イクジイによる「孫育て」、自治体の支援拡大 世代間交流で地域活性化

 
「孫育て講座」では離乳食の与え方や生活習慣など子育てに関する世代間ギャップを埋める=千葉市稲毛区

 「イクジイ」という言葉が使われはじめ、祖父母による「孫育て」への関心が高まる中、シニア向けの孫育て講座や自治体による支援が広がりつつある。安心して子育てができる環境づくりや世代間の交流を促進し、地域の活性化につなげようという狙いもあるようだ。(平沢裕子)

 変わる環境

 「一人っ子同士の結婚で生まれた子供には、いとこやおじさん、おばさん、めいっ子、おいっ子がいない。ご近所のつながりも昔に比べると希薄です。そんな中で、子供たちが育っているんだということを、まず理解してください」

 11月2日、千葉市で開催された孫育て講座。講師を務めるNPO法人「孫育て・ニッポン」の棒田明子理事長が最近の子育て事情を説明すると、受講者十数人が大きくうなずいた。
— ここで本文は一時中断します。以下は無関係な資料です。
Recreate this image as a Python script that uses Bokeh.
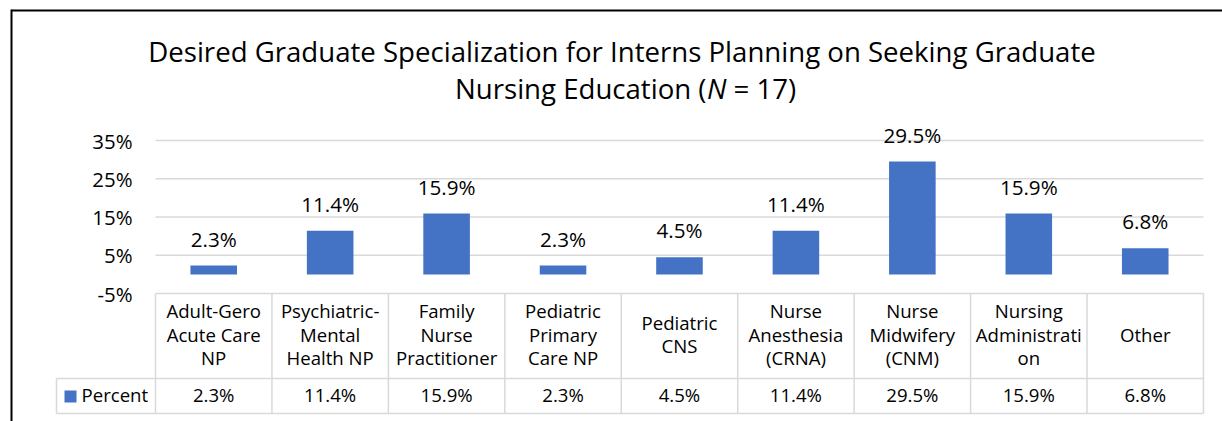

 同講座は、千葉市社会福祉協議会稲毛区事務所が企画した「シニアのゆるやか地域デビュー体験講座」の一コマ。シニア世代に地域の子育てアドバイザーとしての役割を担ってもらおうと今年から始めたものだ。同事務所の勝山圭子主任主事は「今のシニア世代はすごく元気。自分の孫だけでなく、地域の子育てに積極的にかかわってもらえれば」と期待を込める。

 千葉市の主婦、坂部京子さん(62)は来年1月、3人目の孫が生まれることをきっかけに受講した。「初めての内孫。最初の孫はもう20歳なので、その頃と子育ての様子が全然違うことがよく分かった。お嫁さんは出産後も仕事を続けるので、私ができることは手伝いたい」

 平成24年度から孫育て講座を実施している堺市。当初はシニア世代向けだったが、昨年度からは子育て世代も対象にし、世代間交流ができるようにした。同市子育て支援課は「子育ては時代とともに変化するが、昔から受け継がれている知恵もたくさんある。講座で子育てや孫育てのヒントを見つけてもらいたい」と狙いを説明する。

 一時預かりや奨励金

 孫育てをする祖父母を支援する自治体もある。福井市は6月、父母に代わり日常的に0歳の孫やひ孫を保育する祖父母や曽祖父母を対象に一時預かり施設の利用券の発行を始めた。同市では共働き率が高く、3世代同居や近居で孫育てをしているシニア世代が多いことから企画した。

 10月末までの利用者は17人。「息抜きができてよかった」などの声が寄せられているという。同市子育て支援室は「孫育てをしている方たちにも何らかの支援が必要。自分の親に保育を頼んでいる子供が申し込んでプレゼントするケースもあった」と話す。

 一方、岡山県は今年度から従業員に「孫育て休暇」を取得させた企業に奨励金を支給する制度を開始した。就業規則などで「孫育て休暇」を定める県内の事業所(従業員300人以下)で、従業員が1日以上の休暇をとった場合、5万円を支給する。これまでに製造業やIT企業など5社から申し込みがあった。

 同県子ども未来課の田中信雄主任は「定年延長で65歳まで働く人が増え、孫がいる人も多い。特に子供世帯が共働きの場合、祖父母が一肌脱いで育児を手伝っているようだ」と話す。

 シニアにもメリット

 女性の社会進出で、夫婦共働きが増える一方、元気で時間的に余裕のあるシニアも増加している。自治体が孫育て支援に力を入れる背景には、子育てを親に頼りたい子供世代と、時間を有効に使いたいシニア世代のニーズのマッチングがある。

 孫育て講座で講師を務める棒田理事長は「孫育てを通じて地域とつながることは、シニア世代にとってメリットになる」とする。ただ、動き回る子供の世話が体力的に負担になることもある。「孫育てのポイントは自分も楽しみ、無理をしないこと。手や口を出しすぎず、ほどほどに」とアドバイスしている。